The French admit that 35 died, but war veterans say 300 black African soldiers were killed in the evening of November 30, 1944.
Known as the Tirailleurs Senegalais, they were soldiers from Guinea, Mali, Senegal, Burkina Faso, Chad, Benin, Gabon, Ivory Coast, Central African Republic, and Togo.
All were former prisoners of war, freed from Nazi German camps and brought to a holding facility in Thiaroye, on the outskirts of the Senegalese capital Dakar.
The soldiers had been seeking equal pay with white soldiers and demanding their unpaid wages.
At the time, French commanders saw this as a mutiny, but for African war veterans this was a call for justice.
Let the truth be told
It took 62 years for France to finally offer them equal pensions.
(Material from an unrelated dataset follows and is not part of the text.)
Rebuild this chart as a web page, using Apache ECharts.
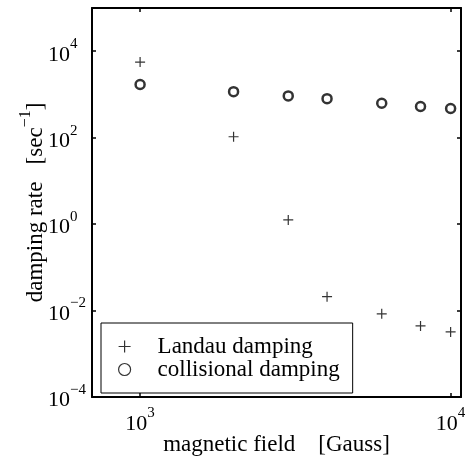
<!DOCTYPE html>
<html>
<head>
<meta charset="utf-8">
<script src="https://cdn.jsdelivr.net/npm/echarts@6/dist/echarts.min.js"></script>
<style>
  html, body { margin: 0; padding: 0; background: #fff; }
  #chart { width: 471px; height: 460px; }
</style>
</head>
<body>
<div id="chart"></div>
<script>
  // magnetic field [Gauss]
  const field = [1000, 2000, 3000, 4000, 6000, 8000, 10000];
  // damping rates [1/sec]
  const landau = [5600, 105, 1.25, 0.021, 0.0084, 0.0044, 0.0032];
  const collisional = [1700, 1160, 925, 800, 627, 525, 472];
  const seriesNames = ['Landau damping', 'collisional damping'];

  const plusPath = 'path://M0,5L10,5M5,0L5,10';
  const font = 'Liberation Serif';

  function pow10Label(v) {
    let e = Math.log10(v);
    if (Math.abs(e - Math.round(e)) > 1e-6) return '';
    e = Math.round(e);
    return '{b|10}{e|' + String(e).replace('-', '\u2212') + '}';
  }
  const labelRich = {
    b: { fontFamily: font, fontSize: 22, color: '#000', padding: [7, 0, 0, 0], verticalAlign: 'bottom' },
    e: { fontFamily: font, fontSize: 15, color: '#000', verticalAlign: 'top' }
  };

  const chart = echarts.init(document.getElementById('chart'));
  const frameLine = { show: true, lineStyle: { color: '#000', width: 2 } };
  const tick = { show: true, inside: true, length: 4, lineStyle: { color: '#000', width: 1.5 } };

  let option = {
    animation: false,
    backgroundColor: '#fff',
    grid: { left: 92, right: 10, top: 8, bottom: 63, outerBoundsMode: 'none' },
    xAxis: [{
      type: 'log',
      min: 700,
      max: 10800,
      position: 'bottom',
      axisLine: frameLine,
      axisTick: tick,
      splitLine: { show: false },
      minorTick: { show: false },
      axisLabel: {
        formatter: pow10Label,
        rich: labelRich,
        margin: 9,
        showMinLabel: false,
        showMaxLabel: false
      },
      name: 'magnetic field    [Gauss]',
      nameLocation: 'middle',
      nameGap: 36,
      nameMoveOverlap: false,
      nameTextStyle: { fontFamily: font, fontSize: 23, color: '#000' }
    }, {
      type: 'log',
      min: 700,
      max: 10800,
      position: 'top',
      axisLine: frameLine,
      axisTick: tick,
      splitLine: { show: false },
      axisLabel: { show: false }
    }],
    yAxis: [{
      type: 'log',
      min: 1e-4,
      max: 1e5,
      interval: 2,
      position: 'left',
      axisLine: frameLine,
      axisTick: tick,
      splitLine: { show: false },
      minorTick: { show: false },
      axisLabel: {
        formatter: pow10Label,
        rich: labelRich,
        margin: 44,
        align: 'left',
        showMinLabel: true,
        showMaxLabel: false
      },
      name: '{a|damping rate   [sec}{s|\u22121}{a|]}',
      nameLocation: 'middle',
      nameGap: 45,
      nameMoveOverlap: false,
      nameTextStyle: {
        rich: {
          a: { fontFamily: font, fontSize: 23, color: '#000', padding: [6, 0, 0, 0], verticalAlign: 'bottom' },
          s: { fontFamily: font, fontSize: 16, color: '#000', verticalAlign: 'top' }
        }
      }
    }, {
      type: 'log',
      min: 1e-4,
      max: 1e5,
      interval: 2,
      position: 'right',
      axisLine: frameLine,
      axisTick: tick,
      splitLine: { show: false },
      axisLabel: { show: false }
    }],
    legend: {
      left: 101,
      top: 323,
      orient: 'vertical',
      padding: [12, 13, 12, 17],
      itemGap: 0,
      itemWidth: 12,
      itemHeight: 12,
      borderColor: '#000',
      borderWidth: 1,
      borderRadius: 0,
      backgroundColor: '#fff',
      textStyle: { fontFamily: font, fontSize: 23, color: '#000', lineHeight: 20, padding: [0, 0, 0, 22] },
      data: [
        { name: seriesNames[0], icon: plusPath, itemStyle: { color: 'transparent', borderColor: '#000', borderWidth: 1.2 } },
        { name: seriesNames[1], icon: 'circle', itemStyle: { color: 'transparent', borderColor: '#000', borderWidth: 1.2 } }
      ]
    },
    series: [{
      name: seriesNames[0],
      type: 'scatter',
      symbol: plusPath,
      symbolSize: 10,
      itemStyle: { color: 'transparent', borderColor: '#000', borderWidth: 1.2 },
      data: field.map((x, i) => [x, landau[i]]),
      z: 3
    }, {
      name: seriesNames[1],
      type: 'scatter',
      symbol: 'circle',
      symbolSize: 9,
      itemStyle: { color: '#fff', borderColor: '#000', borderWidth: 2.5 },
      data: field.map((x, i) => [x, collisional[i]]),
      z: 3
    }]
  };
  chart.setOption(option);
</script>
</body>
</html>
But veterans I spoke to say money is not enough.
They want the truth to be told.
Only last year did French President Francois Hollande officially recognise what he described as a bloody repression, offering the Senegalese photocopies of military archives detailing the event. French authorities consider this gesture their official apology.
Hollande admits African soldiers died in Thiaroye, but he makes no mention of who killed them and why.
Yet his address was well received by most African intellectuals.
It was a welcome change from his predecessor President Nicolas Sarkozy who, on an official visit to Dakar, said the “African man did not make its way into history”, adding:”The problem with Africa is that it lives in the nostalgia of a paradise lost in childhood.”
Blacks and Arabs outnumbered whites in the French Free Army.
They fought at the fronts but were consistently marginalised up until the end.
When the time came for victory parades, only whites were allowed.
Not taught in schools
There is no mention of the Thiaroye massacre in French history books, and it certainly isn’t taught in schools.
In fact, I had never heard of it until I came to Senegal. Growing up in France, as a second-generation immigrant, the role of former French colonies in winning the world wars was barely mentioned in the curriculum.
Iba Der Thiam, a Senegalese historian, believes this is intentional.
“It is a page of history we tried to erase from the collective memory,” he says.
“There is part-racism and colonial mentality in this where the African has no role to play in history.”
Ousmane Sembène, the Senegalese filmmaker, made a film about the Thiaroye massacre in 1988.
The film was banned in France for a decade, and was only made available on DVDs in 2005.
More surprisingly, Senegal censored this film too.
Strong ties with France
France continues to have strong military and political ties with its former colony.
Perhaps this explains why the film was censored and why the government has done little to support the veterans.
But a new generation of French and Senegalese leaders have started confronting this difficult past.
In an unprecedented move, the French authorities say they are going to organise an exhibition next year on the Thiaroye incident that will travel across former French West African colonies.
Until then, for those who want to remember, there is the military cemetery of Thiaroye.
The Senegalese army would not let us film it.
The cemetery is unkempt and no one comes to visit.
Beneath unmarked headstones are mass graves where the bodies of black African soldiers who fought to liberate France were dumped.
The caretaker believes the cemetery to be haunted. He says the soldiers’ spirits won’t rest in peace until their honour is restored.